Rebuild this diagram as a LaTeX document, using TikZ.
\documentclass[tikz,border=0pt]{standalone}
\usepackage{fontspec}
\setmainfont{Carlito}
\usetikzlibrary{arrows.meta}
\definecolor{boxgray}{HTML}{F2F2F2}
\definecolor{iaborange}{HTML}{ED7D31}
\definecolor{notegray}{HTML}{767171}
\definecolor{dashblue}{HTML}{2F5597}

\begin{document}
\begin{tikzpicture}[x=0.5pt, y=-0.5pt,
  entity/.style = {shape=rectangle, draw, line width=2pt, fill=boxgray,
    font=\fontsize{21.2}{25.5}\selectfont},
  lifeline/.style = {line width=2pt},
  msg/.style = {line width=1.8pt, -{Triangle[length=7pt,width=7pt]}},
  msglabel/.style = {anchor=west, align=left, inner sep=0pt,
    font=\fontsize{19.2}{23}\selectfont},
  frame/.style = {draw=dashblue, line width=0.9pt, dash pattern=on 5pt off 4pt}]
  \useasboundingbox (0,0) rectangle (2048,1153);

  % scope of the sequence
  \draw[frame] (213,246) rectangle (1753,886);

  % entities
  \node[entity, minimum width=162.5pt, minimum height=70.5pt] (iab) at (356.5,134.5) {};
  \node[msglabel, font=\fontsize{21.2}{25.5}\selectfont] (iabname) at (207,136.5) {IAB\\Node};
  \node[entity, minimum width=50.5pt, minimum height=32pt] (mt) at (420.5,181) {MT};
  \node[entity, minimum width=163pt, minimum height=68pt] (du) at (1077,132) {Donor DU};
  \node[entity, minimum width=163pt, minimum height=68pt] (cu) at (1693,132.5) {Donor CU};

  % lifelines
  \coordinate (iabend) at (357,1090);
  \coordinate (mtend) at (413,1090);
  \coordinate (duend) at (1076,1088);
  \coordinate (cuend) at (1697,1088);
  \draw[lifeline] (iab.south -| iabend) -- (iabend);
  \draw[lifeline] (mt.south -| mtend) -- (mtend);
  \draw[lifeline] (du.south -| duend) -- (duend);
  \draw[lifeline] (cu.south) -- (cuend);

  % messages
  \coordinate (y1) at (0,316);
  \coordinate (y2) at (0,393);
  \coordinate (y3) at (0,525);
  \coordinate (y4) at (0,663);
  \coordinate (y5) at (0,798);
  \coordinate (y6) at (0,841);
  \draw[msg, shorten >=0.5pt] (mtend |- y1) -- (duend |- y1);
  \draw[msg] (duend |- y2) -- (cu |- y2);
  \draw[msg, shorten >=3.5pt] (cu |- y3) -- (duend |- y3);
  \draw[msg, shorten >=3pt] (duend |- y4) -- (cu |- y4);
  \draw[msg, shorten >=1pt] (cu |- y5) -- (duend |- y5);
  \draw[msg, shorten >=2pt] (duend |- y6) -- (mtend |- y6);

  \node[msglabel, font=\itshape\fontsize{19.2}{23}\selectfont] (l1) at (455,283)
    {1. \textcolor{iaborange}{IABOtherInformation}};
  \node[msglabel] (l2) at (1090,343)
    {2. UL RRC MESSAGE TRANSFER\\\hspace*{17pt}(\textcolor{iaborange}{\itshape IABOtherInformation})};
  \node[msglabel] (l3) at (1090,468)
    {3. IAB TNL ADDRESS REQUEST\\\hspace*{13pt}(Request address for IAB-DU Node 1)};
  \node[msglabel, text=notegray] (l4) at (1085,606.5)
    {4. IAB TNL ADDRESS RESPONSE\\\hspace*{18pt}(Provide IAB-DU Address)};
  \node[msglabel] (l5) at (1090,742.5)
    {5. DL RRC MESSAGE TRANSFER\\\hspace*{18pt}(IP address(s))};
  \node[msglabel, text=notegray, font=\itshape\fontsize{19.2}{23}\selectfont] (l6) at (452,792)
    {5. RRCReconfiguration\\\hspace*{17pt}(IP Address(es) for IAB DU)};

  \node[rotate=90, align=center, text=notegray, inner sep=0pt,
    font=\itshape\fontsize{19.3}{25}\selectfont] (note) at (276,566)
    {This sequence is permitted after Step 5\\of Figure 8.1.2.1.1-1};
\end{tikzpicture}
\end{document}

...

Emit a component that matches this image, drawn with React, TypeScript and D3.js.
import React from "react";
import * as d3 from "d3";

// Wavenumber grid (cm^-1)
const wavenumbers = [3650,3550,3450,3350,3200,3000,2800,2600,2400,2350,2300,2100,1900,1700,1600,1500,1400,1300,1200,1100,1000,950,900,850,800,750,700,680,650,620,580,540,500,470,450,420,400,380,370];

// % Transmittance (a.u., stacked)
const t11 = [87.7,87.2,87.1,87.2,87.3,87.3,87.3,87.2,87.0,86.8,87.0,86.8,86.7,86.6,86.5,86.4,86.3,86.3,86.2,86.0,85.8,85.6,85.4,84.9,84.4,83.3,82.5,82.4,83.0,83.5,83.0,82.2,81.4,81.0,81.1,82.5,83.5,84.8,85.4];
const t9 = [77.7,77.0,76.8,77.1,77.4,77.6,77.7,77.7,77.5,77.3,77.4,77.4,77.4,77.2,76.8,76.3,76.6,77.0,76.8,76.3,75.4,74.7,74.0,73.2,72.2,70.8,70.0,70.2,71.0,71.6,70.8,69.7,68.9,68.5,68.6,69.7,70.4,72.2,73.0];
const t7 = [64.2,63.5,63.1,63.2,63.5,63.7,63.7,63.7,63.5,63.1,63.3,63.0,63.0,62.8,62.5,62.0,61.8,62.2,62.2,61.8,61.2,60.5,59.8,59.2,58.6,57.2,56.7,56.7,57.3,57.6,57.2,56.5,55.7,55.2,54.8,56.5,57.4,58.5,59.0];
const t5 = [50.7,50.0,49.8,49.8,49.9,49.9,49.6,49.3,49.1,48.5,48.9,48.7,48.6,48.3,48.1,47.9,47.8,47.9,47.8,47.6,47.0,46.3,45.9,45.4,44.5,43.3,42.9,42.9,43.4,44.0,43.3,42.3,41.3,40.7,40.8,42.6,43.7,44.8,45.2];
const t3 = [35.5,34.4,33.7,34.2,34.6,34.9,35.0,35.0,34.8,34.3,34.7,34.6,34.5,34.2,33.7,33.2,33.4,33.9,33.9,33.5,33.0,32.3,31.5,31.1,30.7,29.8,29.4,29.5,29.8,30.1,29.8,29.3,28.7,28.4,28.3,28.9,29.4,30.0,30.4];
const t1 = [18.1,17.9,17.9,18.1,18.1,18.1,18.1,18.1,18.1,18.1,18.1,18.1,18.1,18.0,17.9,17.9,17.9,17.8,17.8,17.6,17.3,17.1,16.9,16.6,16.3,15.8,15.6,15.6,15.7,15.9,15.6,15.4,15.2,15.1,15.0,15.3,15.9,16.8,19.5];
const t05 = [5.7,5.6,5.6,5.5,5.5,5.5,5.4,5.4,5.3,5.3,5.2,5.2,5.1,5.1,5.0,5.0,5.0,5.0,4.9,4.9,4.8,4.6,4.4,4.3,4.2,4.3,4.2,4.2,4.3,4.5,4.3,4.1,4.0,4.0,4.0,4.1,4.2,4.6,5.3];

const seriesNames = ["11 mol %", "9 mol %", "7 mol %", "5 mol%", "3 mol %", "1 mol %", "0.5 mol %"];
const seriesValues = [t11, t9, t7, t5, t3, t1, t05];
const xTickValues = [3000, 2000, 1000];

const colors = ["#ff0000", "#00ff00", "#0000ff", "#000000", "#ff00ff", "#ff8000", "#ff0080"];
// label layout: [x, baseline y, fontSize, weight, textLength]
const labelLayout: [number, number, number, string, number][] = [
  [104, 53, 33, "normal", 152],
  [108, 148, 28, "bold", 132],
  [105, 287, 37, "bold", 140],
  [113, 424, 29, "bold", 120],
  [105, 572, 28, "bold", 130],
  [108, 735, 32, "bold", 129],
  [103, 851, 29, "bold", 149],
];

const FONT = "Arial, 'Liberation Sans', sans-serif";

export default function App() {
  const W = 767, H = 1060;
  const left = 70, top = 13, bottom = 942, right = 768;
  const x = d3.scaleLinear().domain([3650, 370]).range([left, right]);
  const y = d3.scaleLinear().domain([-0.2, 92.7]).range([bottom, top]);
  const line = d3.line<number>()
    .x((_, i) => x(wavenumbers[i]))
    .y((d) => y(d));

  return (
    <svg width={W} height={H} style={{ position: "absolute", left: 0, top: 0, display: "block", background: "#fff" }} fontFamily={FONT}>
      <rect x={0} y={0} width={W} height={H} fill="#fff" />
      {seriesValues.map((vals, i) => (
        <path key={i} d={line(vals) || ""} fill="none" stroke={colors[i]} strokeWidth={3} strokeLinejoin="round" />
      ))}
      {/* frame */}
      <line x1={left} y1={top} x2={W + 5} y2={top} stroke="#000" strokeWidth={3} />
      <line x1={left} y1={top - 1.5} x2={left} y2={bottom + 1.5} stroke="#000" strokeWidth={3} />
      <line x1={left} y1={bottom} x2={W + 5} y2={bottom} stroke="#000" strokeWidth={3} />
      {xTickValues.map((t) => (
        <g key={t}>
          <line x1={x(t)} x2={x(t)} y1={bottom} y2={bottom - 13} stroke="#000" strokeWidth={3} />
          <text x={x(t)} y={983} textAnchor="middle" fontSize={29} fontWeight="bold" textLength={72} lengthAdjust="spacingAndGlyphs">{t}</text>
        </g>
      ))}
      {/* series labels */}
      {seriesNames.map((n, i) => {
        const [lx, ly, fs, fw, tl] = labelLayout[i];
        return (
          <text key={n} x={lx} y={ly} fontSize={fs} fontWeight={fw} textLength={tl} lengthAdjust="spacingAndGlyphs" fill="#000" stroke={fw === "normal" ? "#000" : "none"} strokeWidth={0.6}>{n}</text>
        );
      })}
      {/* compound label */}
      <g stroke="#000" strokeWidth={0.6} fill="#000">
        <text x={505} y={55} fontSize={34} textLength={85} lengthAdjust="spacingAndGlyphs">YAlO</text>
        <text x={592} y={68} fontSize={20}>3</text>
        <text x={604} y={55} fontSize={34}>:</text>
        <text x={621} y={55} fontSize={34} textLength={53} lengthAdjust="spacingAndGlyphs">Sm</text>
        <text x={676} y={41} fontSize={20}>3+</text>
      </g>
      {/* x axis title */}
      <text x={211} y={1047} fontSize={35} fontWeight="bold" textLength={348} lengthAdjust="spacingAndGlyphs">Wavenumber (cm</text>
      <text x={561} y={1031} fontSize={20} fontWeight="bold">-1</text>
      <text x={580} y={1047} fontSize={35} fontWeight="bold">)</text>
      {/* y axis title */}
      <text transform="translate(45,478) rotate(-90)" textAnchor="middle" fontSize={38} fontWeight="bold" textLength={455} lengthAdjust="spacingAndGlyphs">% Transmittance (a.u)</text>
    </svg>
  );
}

▶ [EXERCISE BRIEF]: Between the line containing "Rebuild this diagram" and the line containing "(0,0) rectangle (2048,1153);" lies the part to return. Return it exactly, counting both of those lines.

▶ [REPLY]:
Rebuild this diagram as a LaTeX document, using TikZ.
\documentclass[tikz,border=0pt]{standalone}
\usepackage{fontspec}
\setmainfont{Carlito}
\usetikzlibrary{arrows.meta}
\definecolor{boxgray}{HTML}{F2F2F2}
\definecolor{iaborange}{HTML}{ED7D31}
\definecolor{notegray}{HTML}{767171}
\definecolor{dashblue}{HTML}{2F5597}

\begin{document}
\begin{tikzpicture}[x=0.5pt, y=-0.5pt,
  entity/.style = {shape=rectangle, draw, line width=2pt, fill=boxgray,
    font=\fontsize{21.2}{25.5}\selectfont},
  lifeline/.style = {line width=2pt},
  msg/.style = {line width=1.8pt, -{Triangle[length=7pt,width=7pt]}},
  msglabel/.style = {anchor=west, align=left, inner sep=0pt,
    font=\fontsize{19.2}{23}\selectfont},
  frame/.style = {draw=dashblue, line width=0.9pt, dash pattern=on 5pt off 4pt}]
  \useasboundingbox (0,0) rectangle (2048,1153);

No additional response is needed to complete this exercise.